The request: Pick out each line below containing "page".

Input material:
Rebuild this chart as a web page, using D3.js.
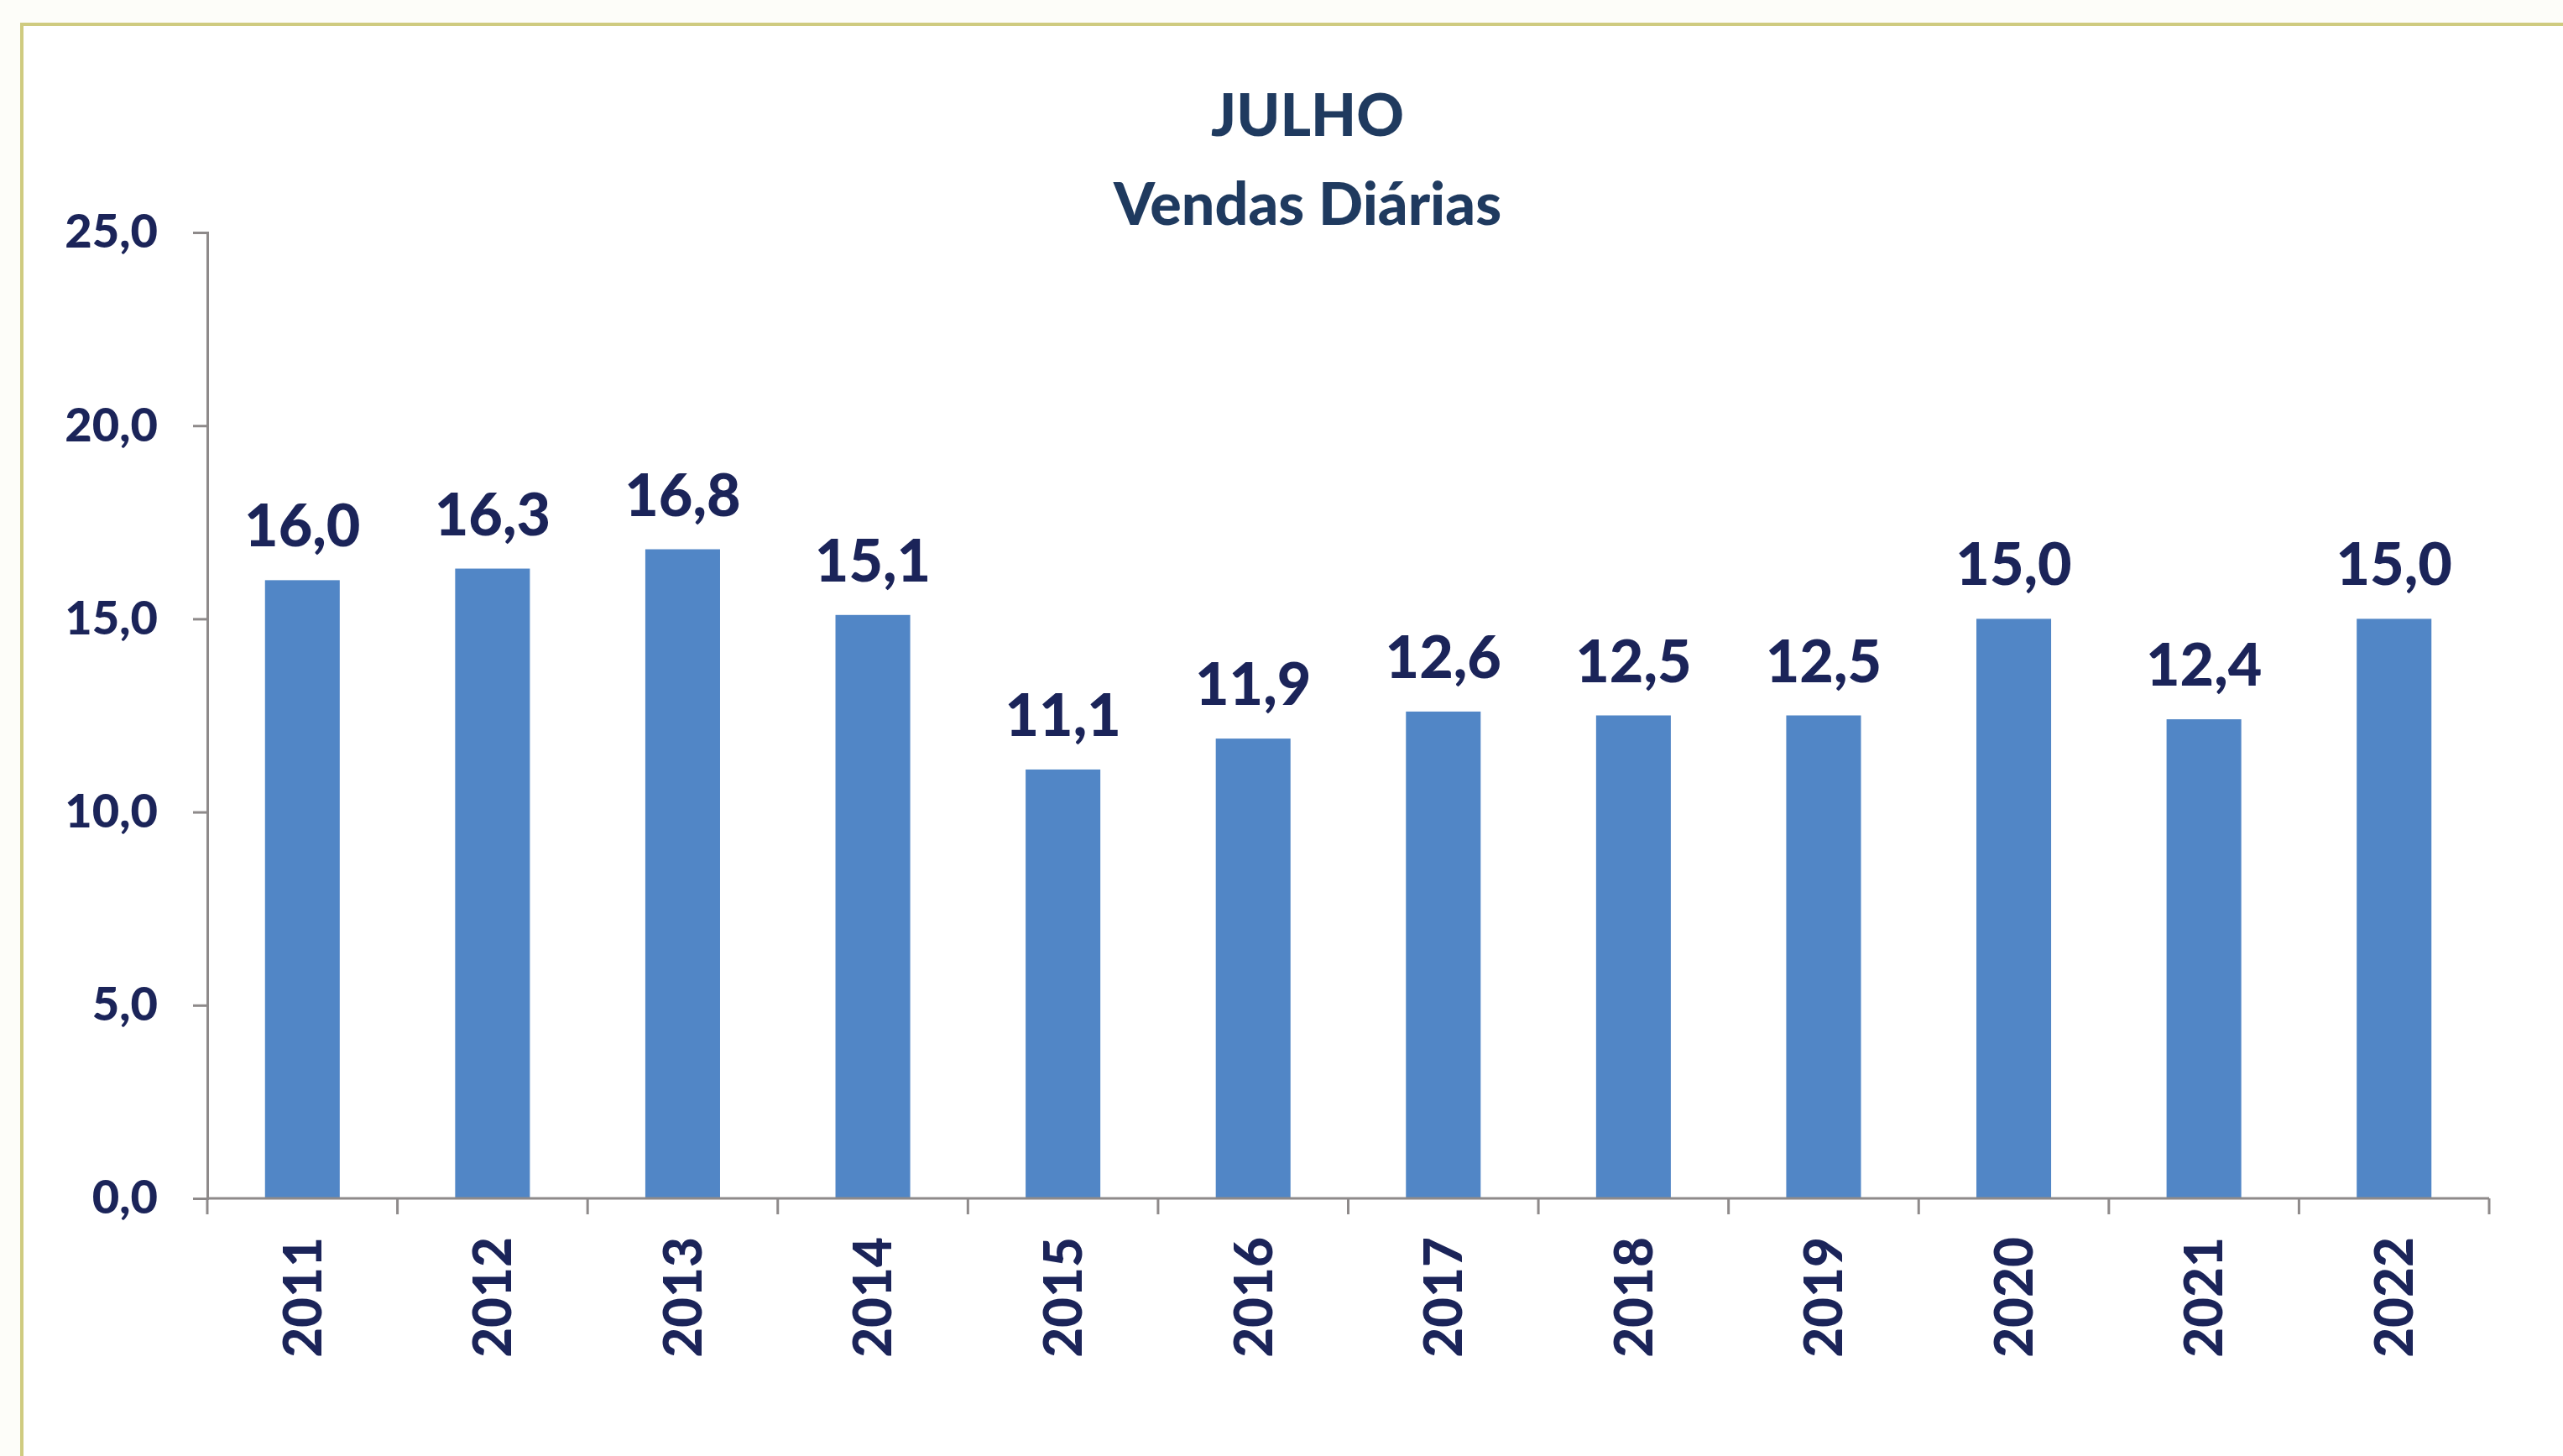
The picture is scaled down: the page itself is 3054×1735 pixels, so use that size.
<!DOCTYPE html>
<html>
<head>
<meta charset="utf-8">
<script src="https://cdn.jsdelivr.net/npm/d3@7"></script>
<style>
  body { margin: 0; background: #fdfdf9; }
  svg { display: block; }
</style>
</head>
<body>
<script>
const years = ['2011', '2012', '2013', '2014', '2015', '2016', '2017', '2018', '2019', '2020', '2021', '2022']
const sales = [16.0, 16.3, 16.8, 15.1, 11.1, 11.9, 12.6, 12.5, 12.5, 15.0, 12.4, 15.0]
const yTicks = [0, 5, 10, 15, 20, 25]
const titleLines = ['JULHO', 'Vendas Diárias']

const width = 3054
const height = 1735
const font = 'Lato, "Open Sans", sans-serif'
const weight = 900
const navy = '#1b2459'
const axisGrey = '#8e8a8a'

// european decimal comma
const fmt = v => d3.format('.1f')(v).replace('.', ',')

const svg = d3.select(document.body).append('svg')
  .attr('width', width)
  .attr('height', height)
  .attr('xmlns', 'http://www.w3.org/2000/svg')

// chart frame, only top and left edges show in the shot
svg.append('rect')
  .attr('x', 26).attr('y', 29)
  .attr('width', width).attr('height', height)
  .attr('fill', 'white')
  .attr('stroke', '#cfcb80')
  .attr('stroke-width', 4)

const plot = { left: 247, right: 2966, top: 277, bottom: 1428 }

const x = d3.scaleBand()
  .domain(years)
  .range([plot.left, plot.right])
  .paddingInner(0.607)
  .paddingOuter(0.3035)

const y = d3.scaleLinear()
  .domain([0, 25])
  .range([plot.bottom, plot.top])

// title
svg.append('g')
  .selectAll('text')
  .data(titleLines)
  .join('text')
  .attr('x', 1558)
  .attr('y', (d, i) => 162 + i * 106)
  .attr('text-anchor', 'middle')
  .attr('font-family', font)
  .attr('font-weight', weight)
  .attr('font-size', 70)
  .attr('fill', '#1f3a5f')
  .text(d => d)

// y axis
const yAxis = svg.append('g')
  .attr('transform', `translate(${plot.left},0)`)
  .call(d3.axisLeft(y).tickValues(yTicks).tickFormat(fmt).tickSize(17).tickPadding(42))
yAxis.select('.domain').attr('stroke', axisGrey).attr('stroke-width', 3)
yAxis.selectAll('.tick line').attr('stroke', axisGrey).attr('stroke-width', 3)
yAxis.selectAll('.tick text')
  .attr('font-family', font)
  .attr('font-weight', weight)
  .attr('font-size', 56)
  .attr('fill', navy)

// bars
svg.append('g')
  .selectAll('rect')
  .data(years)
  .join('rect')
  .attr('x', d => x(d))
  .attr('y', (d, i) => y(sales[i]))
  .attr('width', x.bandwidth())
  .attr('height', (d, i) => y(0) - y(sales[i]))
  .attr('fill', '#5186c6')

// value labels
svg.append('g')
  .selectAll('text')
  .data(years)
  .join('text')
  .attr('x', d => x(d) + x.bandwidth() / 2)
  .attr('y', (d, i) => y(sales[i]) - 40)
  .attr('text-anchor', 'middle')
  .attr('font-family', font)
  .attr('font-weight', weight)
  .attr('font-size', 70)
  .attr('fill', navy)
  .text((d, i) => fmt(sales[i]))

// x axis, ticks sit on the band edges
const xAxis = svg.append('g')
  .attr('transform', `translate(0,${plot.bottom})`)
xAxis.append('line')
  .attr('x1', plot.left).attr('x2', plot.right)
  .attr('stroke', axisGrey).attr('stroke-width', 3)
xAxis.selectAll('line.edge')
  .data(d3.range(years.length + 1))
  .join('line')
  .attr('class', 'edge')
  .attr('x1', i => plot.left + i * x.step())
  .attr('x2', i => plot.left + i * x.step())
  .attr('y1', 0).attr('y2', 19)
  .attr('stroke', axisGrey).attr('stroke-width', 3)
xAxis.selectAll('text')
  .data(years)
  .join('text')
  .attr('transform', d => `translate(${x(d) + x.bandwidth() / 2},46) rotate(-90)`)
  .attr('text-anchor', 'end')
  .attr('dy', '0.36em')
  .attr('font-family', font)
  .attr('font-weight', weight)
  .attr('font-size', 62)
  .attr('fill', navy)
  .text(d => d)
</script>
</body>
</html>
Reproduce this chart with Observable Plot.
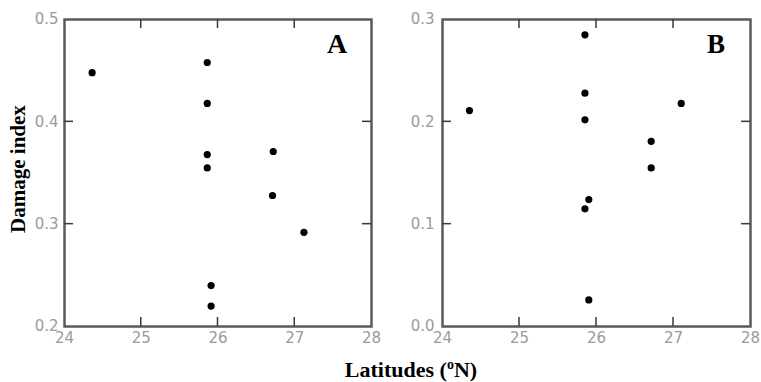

Reply:
Rebuild this chart as a web page, using D3.js.
The picture is scaled down: the page itself is 3054×1735 pixels, so use that size.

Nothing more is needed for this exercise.